I asked him for details but he refused to give me any. Then the local trade union leader Kedar Das intervened and asked Alam not to arrest me and keep me in police station hazat. Kedar Das assured him that I could go directly to the SDM Court in Champua and surrender there. Alam reluctantly agreed.

I returned home and told my mother about it. Early next morning I took a bus to Chaibasa and then went to the SDM’s court with a lawyer whom I had known previously during my Barbil days. But the SDM was absent. So that lawyer took me to another Magistrate’s court. He accepted my surrender but declined to give me bail saying that the SDM would do so. So I had to go to Champua jail as the SDM was on a week’s leave.

In the jail, I was rather well-treated for an undertrial prisoner, almost at par with a political prisoner. It was a sub-jail. To make my jail life free from monotony, I started learning the Oriya language.

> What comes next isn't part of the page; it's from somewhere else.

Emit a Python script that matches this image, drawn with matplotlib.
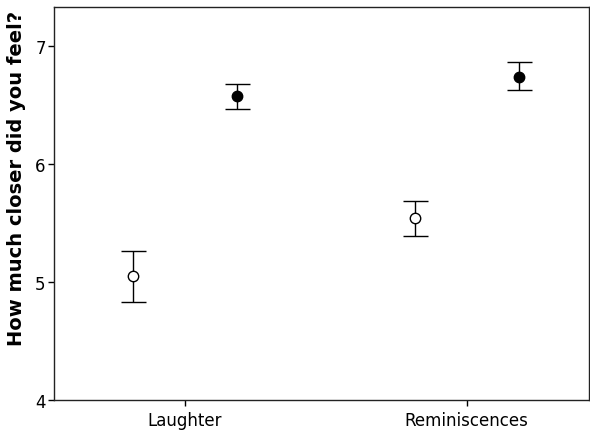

In a couple of days, I started reading some Oriya booklets. In one of the booklets, I read Tolstoy’s Jami Nisha (Lust for Land) that told the story of a peasant wanting to acquire more and more land and how he died in that quest.

The SDM came after a week and the case was taken up. It was a case of illegal assembly and rioting in a manganese mine. A labour supervisor of the mines was the complainant for the mine owner. As the case was being heard, the SDM asked for identification of the accused. But he could not identify me and admitted he had never seen me before. The case against me was then dismissed and I was acquitted.

For Pastures Anew

I did not realise but my final links with Orissa forests were coming to an end. I did not know then that Dange whom I had taken to Barbil was quite impressed by me, and thought it was a waste that I should be in Jamshedpur or in the Orissa Jungle. He formally invited me to come and join him in the AITUC headquarters in New Delhi. After a little discussion with my family in Jamshedpur, I readily agreed. Soon began another phase in the life of this hobo.